'Self-Defeating' County Cigarette Tax Would Hurt Taxpayers, Businesses, Public H
ALBANY, NY (04/02/2007)(readMedia)-- Hiking cigarette taxes to give counties a new revenue source is an ill-conceived idea that would backfire financially, hurt licensed neighborhood mini-marts, and thwart public health policy objectives, according to the New York Association of Convenience Stores.
NYACS vowed to oppose state legislation (Assembly Bill 7180) introduced by Assemblywoman Earlene Hooper of Nassau County that would authorize Nassau, Suffolk, Rockland, Westchester, Orange, Putnam, Dutchess and Rensselaer counties to impose a local tax of up to $2 per pack on cigarettes on top of the existing $1.50-a-pack state excise tax.
"Licensed, tax-collecting retailers have been ravaged by cigarette tax evasion," said NYACS President James Calvin. "It's far too easy for New Yorkers to get cigarettes somewhere else without paying any state or local tax at all. Any further tax increase would be utterly self-defeating."
Alarmingly, at least half the cigarettes consumed in New York State today have been purchased from untaxed, unlicensed, unregulated sources -- most notably, Native American stores, the Internet, and black-market entrepreneurs.
"Simply put, the higher the taxes, the greater the level the tax evasion," said Calvin. "Cigarette tax evasion is an epidemic that already costs the State of New York nearly $1 billion a year in lost tax revenue, and costs legitimate mom-and-pop stores hundreds of millions more in lost sales they can never get back."
Calvin said that in considering the merits of this additional layer of taxation, the following impacts bear careful examination:
Public Health Policy: Adult Smoking- "If the rationale for higher cigarette taxes is to compel smokers to quit by making smoking too expensive, forget it. In New York State, it's an exercise in futility. Smokers don't quit smoking, they just quit coming to licensed stores like ours to buy their cigarettes, and instead turn to unlicensed, unregulated sources to avoid paying the exorbitant tax. Policy defeated."
Public Health Policy: Youth Access- "At our stores, the counties do a fine job of enforcing the state law prohibiting sales of tobacco to minors. But higher taxes would drive more cigarette purchases beyond the reach of that monitoring system -- to Native American outlets, the Internet, and the black market, making the risk of underage sales exponentially higher. Policy defeated."

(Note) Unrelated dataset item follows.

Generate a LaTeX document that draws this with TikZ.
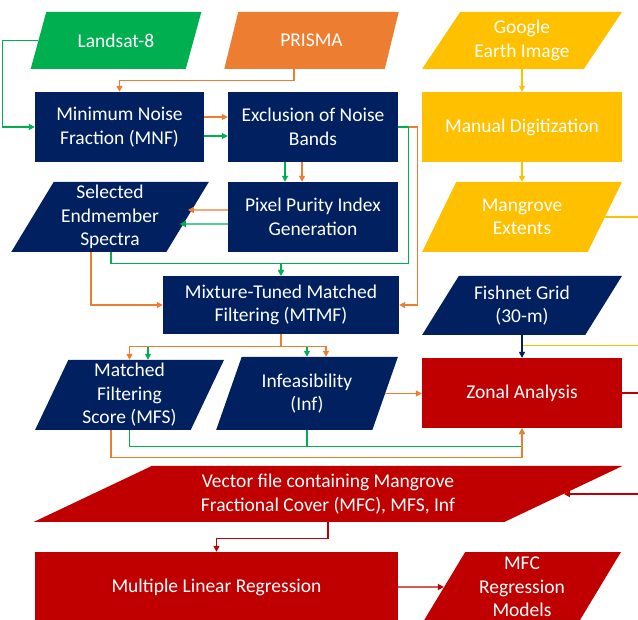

Revenue Impact- "Illustrating the self-defeating nature of cigarette tax hikes, the State of New York, with its current $1.50-per-pack excise tax on cigarettes, collected $86 million in revenue in August 2006. In August 2001, five years earlier, it collected $99 million in cigarette excise taxes -- $13 million more -- yet the tax rate then was only $1.11 per pack. Higher tax rate, less revenue. Would you really want your county budget to rely on that kind of funding source?"
Revenue: Existing Sales Tax- "These eight counties already collect between 4% and 5% sales tax on every licensed sale of tobacco products. Have they analyzed the net impact on tax revenue? To what extent would the gain in cigarette tax per pack of cigarettes sold in tax-collecting stores be offset by the loss of all sales tax revenue on purchases of cigarettes and other merchandise that shift to untaxed outlets?"

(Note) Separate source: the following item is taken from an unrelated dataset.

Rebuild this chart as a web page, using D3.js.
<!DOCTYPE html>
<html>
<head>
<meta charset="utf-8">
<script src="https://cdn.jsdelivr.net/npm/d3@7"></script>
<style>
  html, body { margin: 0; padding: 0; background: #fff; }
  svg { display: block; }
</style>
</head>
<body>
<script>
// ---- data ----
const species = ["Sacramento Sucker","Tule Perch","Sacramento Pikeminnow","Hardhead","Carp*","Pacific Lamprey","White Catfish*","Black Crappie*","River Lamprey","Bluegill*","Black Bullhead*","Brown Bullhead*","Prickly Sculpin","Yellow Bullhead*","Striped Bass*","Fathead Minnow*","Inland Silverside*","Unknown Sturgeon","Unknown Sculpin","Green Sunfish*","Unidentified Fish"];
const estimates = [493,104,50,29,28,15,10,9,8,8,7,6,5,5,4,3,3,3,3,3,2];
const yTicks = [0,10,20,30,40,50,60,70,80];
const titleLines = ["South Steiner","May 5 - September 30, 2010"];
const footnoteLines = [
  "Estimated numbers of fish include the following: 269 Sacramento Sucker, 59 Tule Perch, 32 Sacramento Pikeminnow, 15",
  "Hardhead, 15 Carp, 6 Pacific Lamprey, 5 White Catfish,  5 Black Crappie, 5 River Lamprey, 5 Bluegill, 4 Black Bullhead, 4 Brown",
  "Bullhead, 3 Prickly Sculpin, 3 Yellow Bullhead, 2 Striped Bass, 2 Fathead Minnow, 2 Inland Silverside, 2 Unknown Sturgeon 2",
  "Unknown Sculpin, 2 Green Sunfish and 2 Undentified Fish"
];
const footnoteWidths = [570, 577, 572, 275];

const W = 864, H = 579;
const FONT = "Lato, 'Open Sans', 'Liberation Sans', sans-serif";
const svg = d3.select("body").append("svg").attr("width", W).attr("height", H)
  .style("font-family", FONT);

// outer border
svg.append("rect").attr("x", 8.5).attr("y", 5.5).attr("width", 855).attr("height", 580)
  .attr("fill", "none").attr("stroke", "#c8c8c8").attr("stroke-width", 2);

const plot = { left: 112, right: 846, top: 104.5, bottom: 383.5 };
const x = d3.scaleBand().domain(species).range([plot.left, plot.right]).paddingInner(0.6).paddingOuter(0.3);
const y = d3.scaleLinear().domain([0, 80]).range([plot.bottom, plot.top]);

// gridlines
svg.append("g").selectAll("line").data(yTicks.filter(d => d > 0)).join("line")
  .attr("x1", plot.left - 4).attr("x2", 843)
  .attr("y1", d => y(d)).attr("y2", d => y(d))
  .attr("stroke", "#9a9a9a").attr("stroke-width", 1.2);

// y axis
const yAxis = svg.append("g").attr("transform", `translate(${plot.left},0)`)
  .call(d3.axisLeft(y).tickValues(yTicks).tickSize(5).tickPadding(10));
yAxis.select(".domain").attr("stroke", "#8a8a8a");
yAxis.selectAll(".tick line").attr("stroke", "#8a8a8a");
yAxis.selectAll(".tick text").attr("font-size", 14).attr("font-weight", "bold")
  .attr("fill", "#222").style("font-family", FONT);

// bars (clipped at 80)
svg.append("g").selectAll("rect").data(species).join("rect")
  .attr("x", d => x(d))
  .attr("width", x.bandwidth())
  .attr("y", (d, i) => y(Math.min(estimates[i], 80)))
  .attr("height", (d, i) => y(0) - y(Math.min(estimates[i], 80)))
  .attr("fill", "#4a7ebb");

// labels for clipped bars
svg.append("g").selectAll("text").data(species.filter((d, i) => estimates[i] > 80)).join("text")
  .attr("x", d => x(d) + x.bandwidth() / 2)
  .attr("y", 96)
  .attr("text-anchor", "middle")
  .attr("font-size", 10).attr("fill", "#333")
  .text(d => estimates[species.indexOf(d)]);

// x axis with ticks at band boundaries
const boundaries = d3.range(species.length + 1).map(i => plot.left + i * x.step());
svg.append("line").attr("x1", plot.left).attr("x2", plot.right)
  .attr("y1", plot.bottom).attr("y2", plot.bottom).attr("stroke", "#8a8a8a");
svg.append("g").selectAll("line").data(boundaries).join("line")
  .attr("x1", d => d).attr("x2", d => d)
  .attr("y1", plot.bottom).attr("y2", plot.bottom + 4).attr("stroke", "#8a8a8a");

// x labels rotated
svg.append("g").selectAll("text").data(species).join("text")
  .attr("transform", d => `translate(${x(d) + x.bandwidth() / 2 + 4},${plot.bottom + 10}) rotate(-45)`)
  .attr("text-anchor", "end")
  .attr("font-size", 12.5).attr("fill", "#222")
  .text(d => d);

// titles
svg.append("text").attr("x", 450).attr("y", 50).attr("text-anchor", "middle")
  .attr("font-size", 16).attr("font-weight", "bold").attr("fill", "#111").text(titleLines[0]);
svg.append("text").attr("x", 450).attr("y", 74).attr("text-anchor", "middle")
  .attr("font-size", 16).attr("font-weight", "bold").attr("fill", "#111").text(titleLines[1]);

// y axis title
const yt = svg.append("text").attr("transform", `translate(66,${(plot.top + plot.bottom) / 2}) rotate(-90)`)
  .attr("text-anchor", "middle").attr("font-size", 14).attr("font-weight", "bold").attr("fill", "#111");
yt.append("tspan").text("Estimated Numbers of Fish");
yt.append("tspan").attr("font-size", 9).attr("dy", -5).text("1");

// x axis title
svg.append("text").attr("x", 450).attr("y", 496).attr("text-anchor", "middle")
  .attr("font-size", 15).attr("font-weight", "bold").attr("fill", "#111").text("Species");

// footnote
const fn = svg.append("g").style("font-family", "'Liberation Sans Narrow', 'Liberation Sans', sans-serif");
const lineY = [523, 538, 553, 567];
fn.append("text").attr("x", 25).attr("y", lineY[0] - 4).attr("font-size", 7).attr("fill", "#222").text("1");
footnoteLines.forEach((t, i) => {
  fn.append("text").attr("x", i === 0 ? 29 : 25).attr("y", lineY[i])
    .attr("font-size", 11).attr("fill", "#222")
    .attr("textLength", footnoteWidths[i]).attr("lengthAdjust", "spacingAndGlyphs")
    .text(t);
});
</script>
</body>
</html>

Impact on Non-Smoking Taxpayers- "Cigarette tax evasion negatively affects every taxpayer, because non-smokers essentially end up subsidizing the 'tax-free' purchases of smokers. Heightened levels of tax evasion triggered by introducing a county-level tax would exacerbate this injustice."

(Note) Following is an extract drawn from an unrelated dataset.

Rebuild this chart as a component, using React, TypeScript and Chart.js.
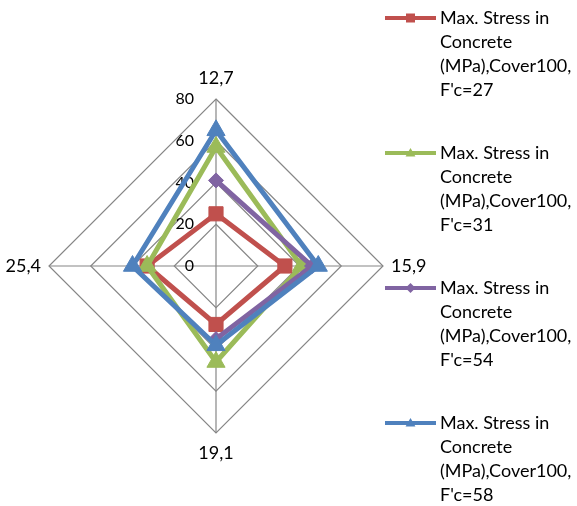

Impact on Neighborhood Stores- "Tobacco has historically been a major product category for us. But many neighborhood stores in these counties have lost 30% to 50% of their cigarette volume since the state tripled its excise tax in 2000 and 2002 -- not because people quit smoking, but because tens of thousands of smokers shifted their purchases to tribal stores, the Internet, and the black market to avoid paying the tax-inflated price. Compounding the economic impact is the loss of sales of other products these cigarette customers often would buy. Imposing a new county tax would simply chase more of our customers into the arms of these unregulated, 'tax-free' outlets. Our law-abiding members simply could not, and should not have to, withstand further losses in legitimate, taxable tobacco and ancillary sales to unlicensed, unscrupulous competitors who are already reaping financial benefits from short-sighted state tax policy," Calvin said.
"Thorough and objective analysis of this issue will prove that, given the uncontrolled scourge of readily available 'tax-free' cigarettes, higher cigarette taxes would be a lose-lose-lose proposition for county taxpayers, licensed small businesses, and public health policy."
The New York Association of Convenience Stores (www.nyacs.org) is a private, not-for-profit trade association representing 7,000 neighborhood mini-marts and convenience stores licensed by the State of New York to responsibly sell legal tobacco products to adult customers.